Imagine a newly hired contractor who leaves a repository full of AI‑generated code snippets behind. The team keeps the same service account for all automated code‑completion bots, and the bots run inside a Kubernetes cluster with cluster‑admin privileges. When the contractor’s access is revoked, the bots keep running, pulling secrets from mounted volumes and writing them to external Git remotes. No alert fires, and no one can tell which command caused the leak. This is a classic data exfiltration scenario that often goes unnoticed.
That scenario mirrors the default way many organizations deploy AI coding agents on Kubernetes today. Engineers mount a single service account token into every pod that needs AI assistance. The token often has broad RBAC bindings, read access to all namespaces, write access to ConfigMaps, and the ability to exec into any container. The agents themselves are just processes that consume the same credentials as a human operator, so they inherit every permission the token grants.
Current practice and hidden risks
Because the agents are treated like any other workload, they bypass the usual request‑level approvals. Auditing tools typically capture only pod‑level events, not the exact commands the agent sends to the Kubernetes API or to the applications it talks to. If an agent inadvertently copies a database password from a secret and posts it to a public webhook, the exfiltration may go unnoticed until after the fact.
Even when teams adopt OIDC or SAML for user authentication, the same token is reused across all agents. The identity check happens once at pod creation, but there is no enforcement point that can inspect each API call in real time. The result is a blind spot where data can slip out of the cluster without any guardrails.
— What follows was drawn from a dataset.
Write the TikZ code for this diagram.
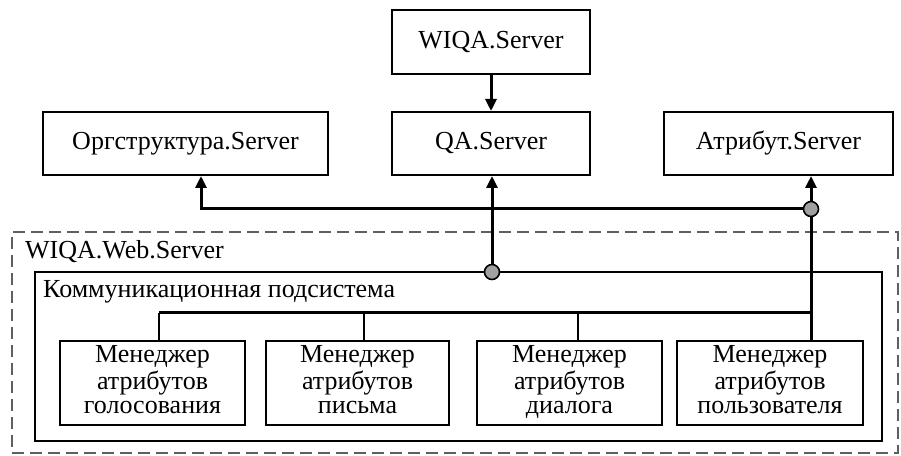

Why identity alone isn’t enough
Switching to short‑lived tokens or tighter RBAC is a necessary first step. It limits the surface area that any single agent can reach. However, the request still travels directly from the pod to the Kubernetes API server. Without a gateway that can observe, approve, or mask the payload, the system cannot prevent a malicious or buggy command from reaching the target resource.
In other words, the setup decides *who* may start a session, but it does not provide the *where* for enforcement. The data path remains unprotected, leaving the organization exposed to data exfiltration despite stronger identities.
hoop.dev as the enforcement point
hoop.dev inserts a Layer 7 gateway between the AI coding agents and the Kubernetes control plane. Every API request and exec command flows through the gateway, where hoop.dev can apply real‑time policies. Because hoop.dev is the only component that sees the traffic, it becomes the sole place where enforcement can happen.